Foreign Mediation Efforts in Haiti Crisis Hit a Wall
By Michael Christie
PORT-AU-PRINCE, Haiti (Reuters) – Efforts by U.S.-led foreign mediators to try to end an armed revolt in Haiti hit a wall on Saturday when embattled President Jean-Bertrand Aristide agreed to a peace plan but his political opponents were reluctant to accept it.
The officials from the United States, Canada, France and Caribbean nations ended their day-long talks without yet being able to get Aristide’s political foes to sign on to a deal that would demand political reforms from the Haitian president but keep him in office.
“While we did not get a yes, we did not get a no, and they (the opposition) have agreed to revert to us with an answer by the close of business on Monday,” Bahamas Foreign Minister Fred Mitchell told reporters.
The foreign delegation was in Port-au-Prince on an urgent mission to try to broker a solution to the bloody turmoil that has capped months of political tension in the poorest country in the Americas.

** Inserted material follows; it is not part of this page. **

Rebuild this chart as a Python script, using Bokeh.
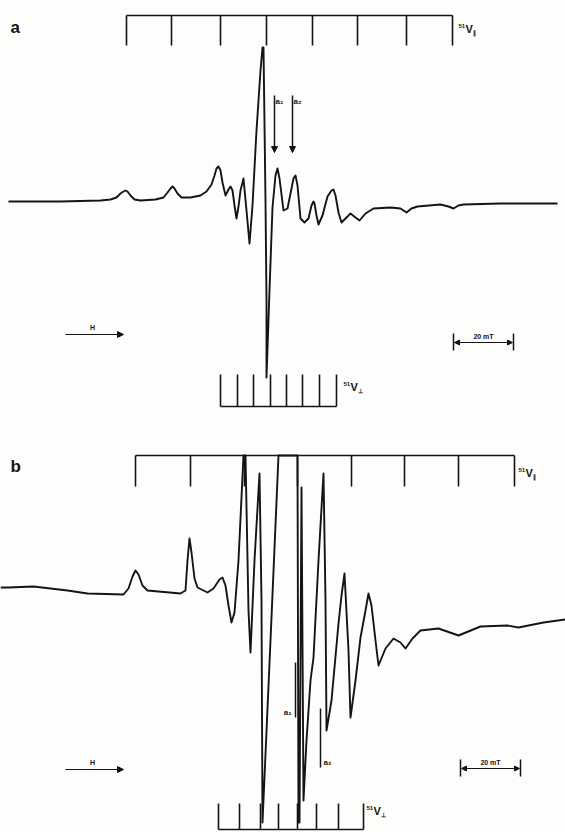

The revolt, which erupted in the western city of Gonaives on Feb. 5 and has spread over northwest and central Haiti, has killed more than 50 people, sent foreigners fleeing and posed the most serious threat to Aristide since he was ousted in a coup shortly after his first term began in 1991.
Aristide, who has insisted he will serve out his second term to 2006, agreed to the plan the delegation presented, which involves setting up a broad-based advisory council to appoint a new prime minister and Cabinet, as well as reforming the corrupt and undertrained police force and disarming gangs.

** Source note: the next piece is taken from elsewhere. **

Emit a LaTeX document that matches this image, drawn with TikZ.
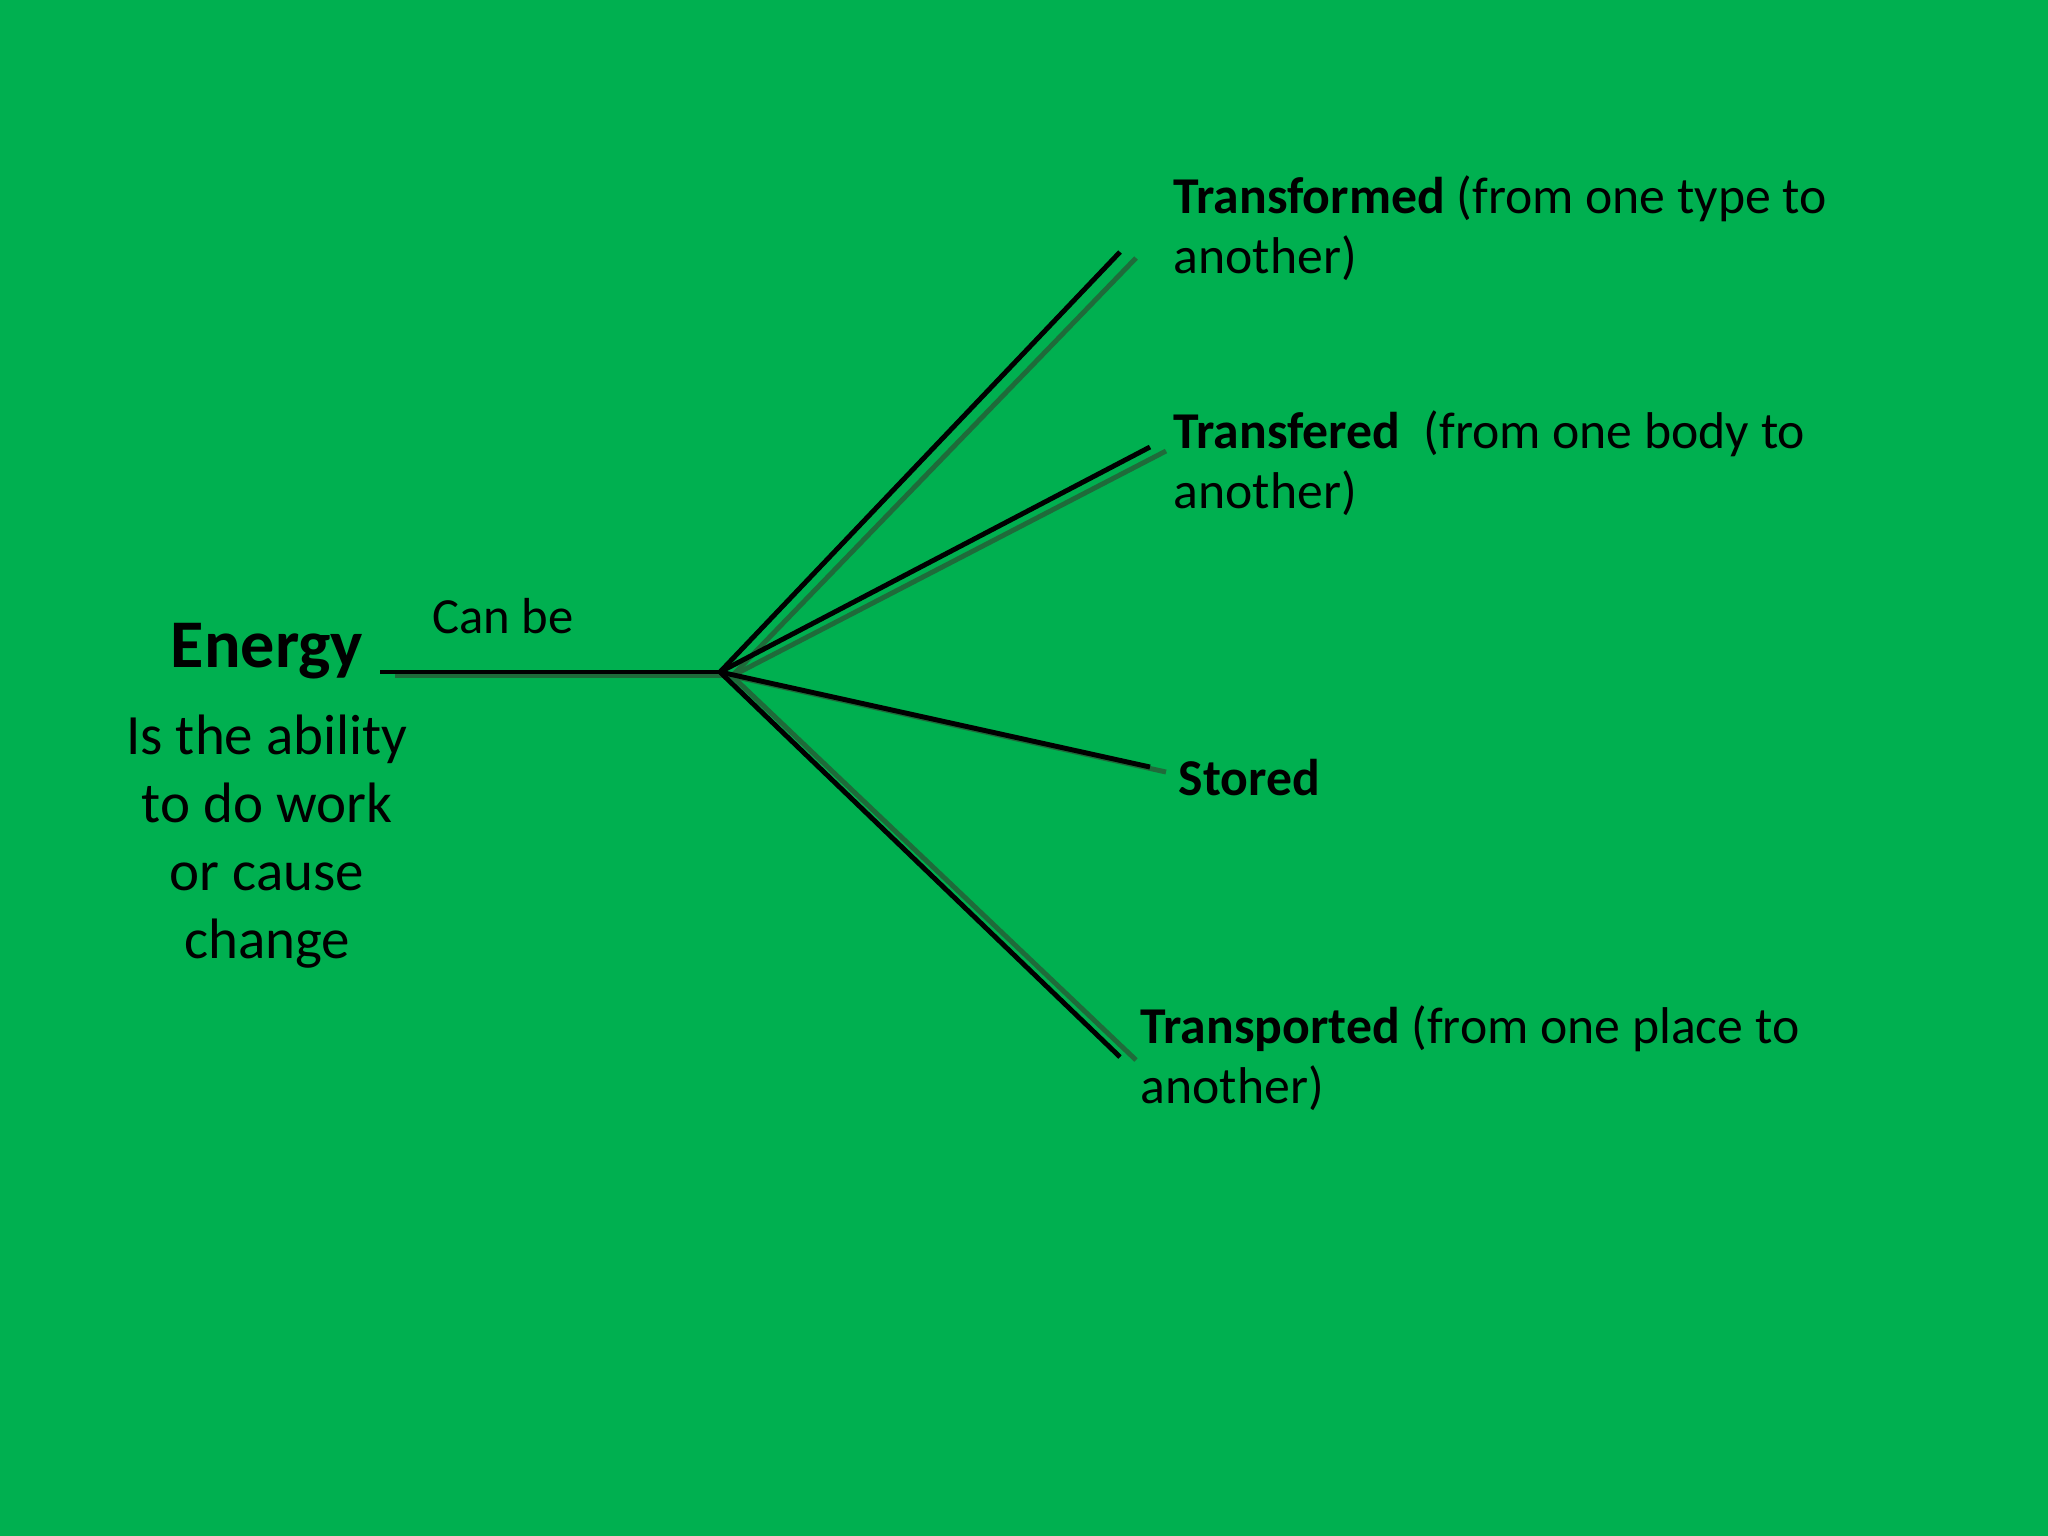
\documentclass[tikz,border=0pt]{standalone}
\usepackage{fontspec}
\setmainfont{Carlito}
\definecolor{bg}{HTML}{00B050}
\definecolor{shadow}{HTML}{1F6B3A}
\begin{document}
\begin{tikzpicture}[x=0.01cm,y=-0.01cm,
  blk/.style={line width=1.4pt,black},
  shd/.style={line width=1.4pt,shadow},
  lbl/.style={font=\fontsize{14.7}{17}\selectfont,align=left,inner sep=0pt,anchor=base west},
]
\fill[bg] (0,0) rectangle (2048,1536);
\useasboundingbox (0,0) rectangle (2048,1536);
\coordinate (hub) at (720,672);
\coordinate (hubs) at (732,676);
\coordinate (hs) at (380,672);
\coordinate (hss) at (395,676);
\coordinate (e1) at (1120,252); \coordinate (s1) at (1136,258);
\coordinate (e2) at (1150,447); \coordinate (s2) at (1166,451);
\coordinate (e3) at (1150,767); \coordinate (s3) at (1166,772);
\coordinate (e4) at (1120,1057); \coordinate (s4) at (1136,1060);
\foreach \s in {s1,s2,s3,s4} \draw[shd] (hubs) -- (\s);
\draw[shd] (hss) -- (hubs);
\foreach \e in {e1,e2,e3,e4} \draw[blk] (hub) -- (\e);
\draw[blk] (hs) -- (hub);
\node[font=\fontsize{19.4}{22}\selectfont\bfseries,inner sep=0pt,anchor=base] (energy) at (267,667) {Energy};
\node[font=\fontsize{14.4}{17}\selectfont,inner sep=0pt,anchor=base west] (canbe) at (432,633) {Can be};
\node[font=\fontsize{16.2}{19.4}\selectfont,align=center,inner sep=0pt,anchor=north] (def) at (267,714) {Is the ability\\to do work\\or cause\\change};
\node[lbl] (t1) at (1173,273) {\textbf{Transformed} (from one type to\\another)};
\node[lbl] (t2) at (1173,508) {\textbf{Transfered}\ \ (from one body to\\another)};
\node[lbl] (t3) at (1178,795) {\textbf{Stored}};
\node[lbl] (t4) at (1140,1103) {\textbf{Transported} (from one place to\\another)};
\end{tikzpicture}
\end{document}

But talks later with opposition parties dragged on far longer than expected as mediators tried to get them to accept the deal. At least some of Aristide’s opponents insisted no agreement was possible unless the president stepped down.
“If we accept this plan without the departure of Aristide we are going to disappear as an opposition.” Rosemond Pradel, head of one of the opposition parties, told reporters as the talks continued. “We cannot accept co-existence with Mr. Aristide. It is not acceptable.”
ENOUGH FOR THE REBELS?
Even if the political opposition did accept the plan — a version of one agreed to previously by Aristide but rejected by the opposition — it is far from clear that would be enough to halt the armed rebels, who are intent on ousting Aristide.
Aristide, a former parish priest, was once seen as a champion of democracy in Haiti after decades of dictatorships but is now accused of autocratic and thuggish politics.
Months of street protests, frequently attacked by armed Aristide loyalists, erupted into full revolt when an armed gang that once supported Aristide kicked police out of Gonaives. The rebels have been joined by former soldiers from the disbanded army and a leader of a death squad that terrorized the country during a 1990s military dictatorship.
Several governments have advised their citizens to leave and the United States ordered some of its embassy staff to leave Haiti on Saturday.
“It is unsafe to remain in Haiti in view of the deteriorating security situation,” the State Department said in a statement, ordering family members and nonessential personnel at the embassy in Port-au-Prince to leave.
Aristide had agreed to the same plan at talks with Caribbean Community, or Caricom, nations last month. But the opposition, in rejecting the deal, said they doubted Aristide would implement the reforms and insisted he resign.
The opposition is led by business leaders, politicians and civil activists dismissed by Aristide as a wealthy mulatto elite virulently opposed to Haiti being run by its poor, black majority.
The U.S. delegation was led by Assistant Secretary of State for Western Hemisphere Affairs Roger Noriega, the Canadians by the minister responsible for French-speaking countries and the French — Haiti‘s colonial masters 200 years ago — by their ambassador in Port-au-Prince.